Conflict-of-interest statement: All the authors report no relevant conflicts of interest for this article.
Open-Access: This article is an open-access article that was selected by an in-house editor and fully peer-reviewed by external reviewers. It is distributed in accordance with the Creative Commons Attribution NonCommercial (CC BY-NC 4.0) license, which permits others to distribute, remix, adapt, build upon this work non-commercially, and license their derivative works on different terms, provided the original work is properly cited and the use is non-commercial. See:
Corresponding author: Amit Arvind Agrawal, MDS, MPhil, Doctor, Professor, Department of Peridontology and Implantology, Mahatma Gandhi Vidyamandir’s Karmaveer Bhausaheb Hiray Dental College and Hospital, Mumbai-Agra Road, Panchavati, Near Kannamwar Bridge, Nasik 422003, Maharashtra, India.
Received: October 17, 2023
Peer-review started: October 17, 2023
First decision: November 9, 2023
Revised: November 21, 2023
Accepted: December 11, 2023
Article in press: December 11, 2023
Published online: December 20, 2023

The results of years of dental study serve as the foundation for the practise of medicine and, for that matter, dentistry. Doctors may have their own preferences for techniques and materials, but whether directly or indirectly, their decisions are influenced by systematic reviews and meta-analyses. However, due to poorly conducted or presented research, this very basic foundation may not be reliable. Bias in research is one of several factors that might make study results or research itself unreliable. Bias can be introduced into research at many stages, deliberately or unknowingly. Bias can appear at any point during the research process, even before the study itself begins. There are many biases in research, but some of them are more relevant to dentistry research than others. Because it is said that “eyes see what the mind knows”, it is essential to have a complete understanding of the different types of bias, how and when they get entrenched, and what steps may be taken to prevent or lessen them if they do occur. This comprehensive summary of bias in dentistry research is provided by this synoptic review. The goal is to identify gaps and measures that have been taken-or that should have been taken-by providing both descriptive and evaluative summaries, as well as examples from the literature, when needed.

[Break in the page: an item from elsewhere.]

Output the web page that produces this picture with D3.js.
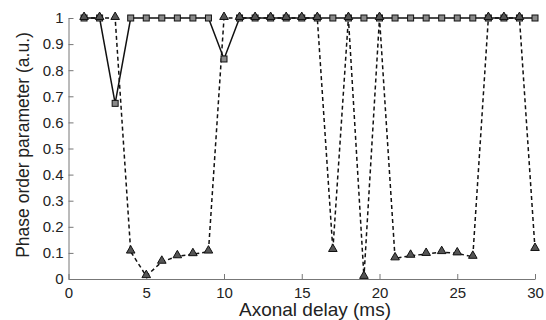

Keywords: Dental research, Bias (epidemiology), Research methodology, Research design, Epidemiologic methods

Core Tip: Be it clinical or in-vitro, bias may arise at any point in the course of research. Always make efforts to minimise, if not completely eradicate, any potential bias that could show up in a study. However, how can a researcher take preventative or remedial actions if they are oblivious that bias is being introduced into their study? This article lists and summarises every potential bias that could arise during a study so that the researcher is aware of the possibilities and can take the necessary precautions to contribute reliable scientific data to the literature.